作者在 frog 任职期间,带领设计团队改造 IBM 旗下的一款安全文件传输应用;除负责奥斯汀团队外,还协助管理 frog 新设印度工作室的设计师,进行设计评审并制定优先级。
At frog, I led a team of designers to redesign a secure file transfer product for IBM. I managed designers in Austin and in frog’s studio in India, reviewing work and setting priorities across both teams.

Research
We started by interviewing stakeholders and studying how the product worked and where it needed to go. User research was conducted remotely with large clients in finance.
Our research showed that the short-term focus needed to be on fixing glaring UI issues, while the long-term focus should be on evolving the software to be centrally managed.

Visual Design
I guided the visual designers on my team through the unique constraints of a secure enterprise product — what color means in a security context, and IBM’s strict brand and accessibility guidelines.

Interaction Design
The old product was unusable for anyone who wasn’t an engineer.
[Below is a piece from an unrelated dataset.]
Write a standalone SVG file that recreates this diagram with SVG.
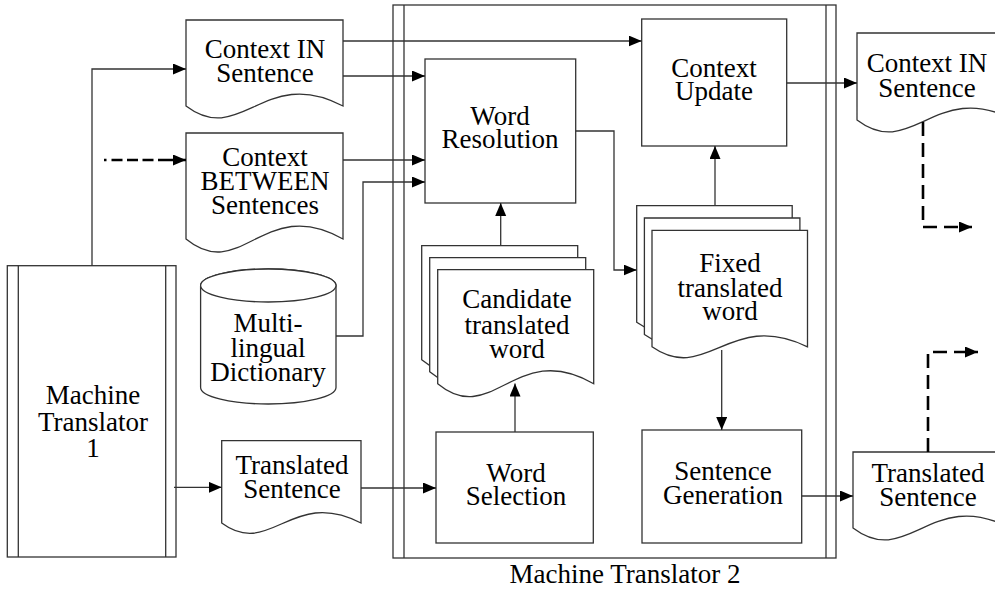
<svg xmlns="http://www.w3.org/2000/svg" width="995" height="591" viewBox="0 0 995 591" font-family="Liberation Serif, DejaVu Serif, serif">
  <defs>
    <marker id="arrow" markerUnits="userSpaceOnUse" markerWidth="14" markerHeight="12" refX="13" refY="5.5" orient="auto">
      <path d="M0,0 L13,5.5 L0,11 Z" fill="#000"/>
    </marker>
    <style>
      .shape { fill: #fff; stroke: #333; stroke-width: 1.3; }
      .frame { fill: none; stroke: #333; stroke-width: 1.3; }
      .link { fill: none; stroke: #333; stroke-width: 1.3; marker-end: url(#arrow); }
      .dash { fill: none; stroke: #000; stroke-width: 2.6; marker-end: url(#arrow); }
      text { font-family: 'Liberation Serif', 'DejaVu Serif', serif; font-size: 27px; fill: #000; text-anchor: middle; }
    </style>
  </defs>

  <rect width="995" height="591" fill="#fff"/>

  <!-- Machine Translator 2 container -->
  <g id="mt2">
    <rect class="frame" x="393" y="5" width="443" height="553"/>
    <line class="frame" x1="404" y1="5" x2="404" y2="558"/>
    <line class="frame" x1="826" y1="5" x2="826" y2="558"/>
    <text x="625" y="583">Machine Translator 2</text>
  </g>

  <!-- Machine Translator 1 -->
  <g id="mt1">
    <rect class="shape" x="7.3" y="265.7" width="168.7" height="291.3"/>
    <line class="frame" x1="18.3" y1="265.7" x2="18.3" y2="557"/>
    <line class="frame" x1="165.7" y1="265.7" x2="165.7" y2="557"/>
    <text><tspan x="93" y="404">Machine</tspan><tspan x="93" y="431">Translator</tspan><tspan x="93" y="457">1</tspan></text>
  </g>

  <!-- input documents -->
  <g id="ctx-in">
    <path class="shape" d="M186,20 H343 V106 C264.5,64.5 241,147.5 186,106 Z"/>
    <text><tspan x="265" y="58">Context IN</tspan><tspan x="265" y="82">Sentence</tspan></text>
  </g>

  <g id="ctx-between">
    <path class="shape" d="M186,133 H343 V239 C264.5,194 241,284 186,239 Z"/>
    <text><tspan x="265" y="166">Context</tspan><tspan x="265" y="190">BETWEEN</tspan><tspan x="265" y="214">Sentences</tspan></text>
  </g>

  <g id="dictionary">
    <path class="shape" d="M200.6,285.5 V387.5 A67.7,16.5 0 0 0 336,387.5 V285.5 A67.7,16.5 0 0 0 200.6,285.5 Z"/>
    <ellipse class="shape" cx="268.3" cy="285.5" rx="67.7" ry="16.5"/>
    <text><tspan x="268" y="332">Multi-</tspan><tspan x="268" y="356.5">lingual</tspan><tspan x="268" y="381">Dictionary</tspan></text>
  </g>

  <g id="translated-in">
    <path class="shape" d="M221.7,440.7 H361 V523 C291.4,487 270.5,559 221.7,523 Z"/>
    <text><tspan x="292" y="474">Translated</tspan><tspan x="292" y="498">Sentence</tspan></text>
  </g>

  <!-- processes inside Machine Translator 2 -->
  <g id="word-resolution">
    <rect class="shape" x="425" y="59" width="150.7" height="144"/>
    <text><tspan x="500" y="125">Word</tspan><tspan x="500" y="148">Resolution</tspan></text>
  </g>

  <g id="context-update">
    <rect class="shape" x="641.7" y="19" width="145" height="127"/>
    <text><tspan x="714" y="77">Context</tspan><tspan x="714" y="100">Update</tspan></text>
  </g>

  <g id="candidate">
    <path class="shape" d="M421.7,245.7 H577.7 V359.7 C499.7,314.7 476.3,404.7 421.7,359.7 Z"/>
    <path class="shape" d="M429.7,257.7 H585.7 V371.7 C507.7,326.7 484.3,416.7 429.7,371.7 Z"/>
    <path class="shape" d="M437.7,269.7 H593.7 V383.7 C515.7,338.7 492.3,428.7 437.7,383.7 Z"/>
    <text><tspan x="517" y="308">Candidate</tspan><tspan x="517" y="334">translated</tspan><tspan x="517" y="358">word</tspan></text>
  </g>

  <g id="fixed">
    <path class="shape" d="M636.7,205.7 H792.2 V322.2 C714.5,284.2 691.1,360.2 636.7,322.2 Z"/>
    <path class="shape" d="M644.4,218 H799.9 V334.5 C722.2,296.5 698.8,372.5 644.4,334.5 Z"/>
    <path class="shape" d="M652,230.3 H807.5 V346.8 C729.8,308.8 706.4,384.8 652,346.8 Z"/>
    <text><tspan x="730" y="272">Fixed</tspan><tspan x="730" y="297">translated</tspan><tspan x="730" y="320">word</tspan></text>
  </g>

  <g id="word-selection">
    <rect class="shape" x="436" y="432" width="157.3" height="111"/>
    <text><tspan x="516" y="482">Word</tspan><tspan x="516" y="505">Selection</tspan></text>
  </g>

  <g id="sentence-generation">
    <rect class="shape" x="642" y="430" width="159.7" height="113"/>
    <text><tspan x="723" y="480">Sentence</tspan><tspan x="723" y="504">Generation</tspan></text>
  </g>

  <!-- output documents -->
  <g id="ctx-in-out">
    <path class="shape" d="M857,33 H1014 V120 C935.5,78.5 912,161.5 857,120 Z"/>
    <text><tspan x="927" y="72">Context IN</tspan><tspan x="927" y="97">Sentence</tspan></text>
  </g>

  <g id="translated-out">
    <path class="shape" d="M853,452 H1010 V528 C931.5,486.5 908,569.5 853,528 Z"/>
    <text><tspan x="928" y="482">Translated</tspan><tspan x="928" y="506">Sentence</tspan></text>
  </g>

  <!-- connectors -->
  <g id="connectors">
    <polyline class="link" points="92,265.7 92,69 186,69"/>
    <line class="dash" x1="104" y1="160" x2="186" y2="160" stroke-dasharray="2.5 5 11 4.5 11 4.5 11 4.5 30"/>
    <line class="link" x1="343" y1="41" x2="641.7" y2="41"/>
    <line class="link" x1="343" y1="76" x2="425" y2="76"/>
    <line class="link" x1="343" y1="160" x2="425" y2="160"/>
    <polyline class="link" points="336,336 363,336 363,182 425,182"/>
    <polyline class="link" points="575.7,131 614,131 614,270 636.7,270"/>
    <line class="link" x1="500.7" y1="245.7" x2="500.7" y2="203"/>
    <line class="link" x1="515" y1="432" x2="515" y2="383.5"/>
    <line class="link" x1="715" y1="205.7" x2="715" y2="146"/>
    <line class="link" x1="721.7" y1="350" x2="721.7" y2="430"/>
    <line class="link" x1="786.7" y1="83" x2="857" y2="83"/>
    <line class="link" x1="801.7" y1="496" x2="853" y2="496"/>
    <line class="link" x1="174" y1="487.3" x2="221.7" y2="487.3"/>
    <line class="link" x1="361" y1="488" x2="436" y2="488"/>
    <polyline class="dash" points="923,122 923,227 972,227" stroke-dasharray="14 7"/>
    <polyline class="dash" points="928,452 928,352 978,352" stroke-dasharray="14 7"/>
  </g>
</svg>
There was genuine complexity — encryption, node handshakes, scripting — but none of it was so intrinsically complex that a normal person shouldn’t have been able to fire off a transfer. We fixed that.

One thing I learned on this project: it’s easy to convince yourself you can’t show the client anything until you fully understand the problem. That works for some projects. But if the thing is complicated enough, staying in the abstract only leads to more confusion.
At a certain point you have to make an attempt you know is wrong, just so you have something concrete to iterate on. We learned more from one conversation about a bad prototype than we did in weeks of prior discovery.
Outcome
Successful handoff to a new frog studio that I helped stand up.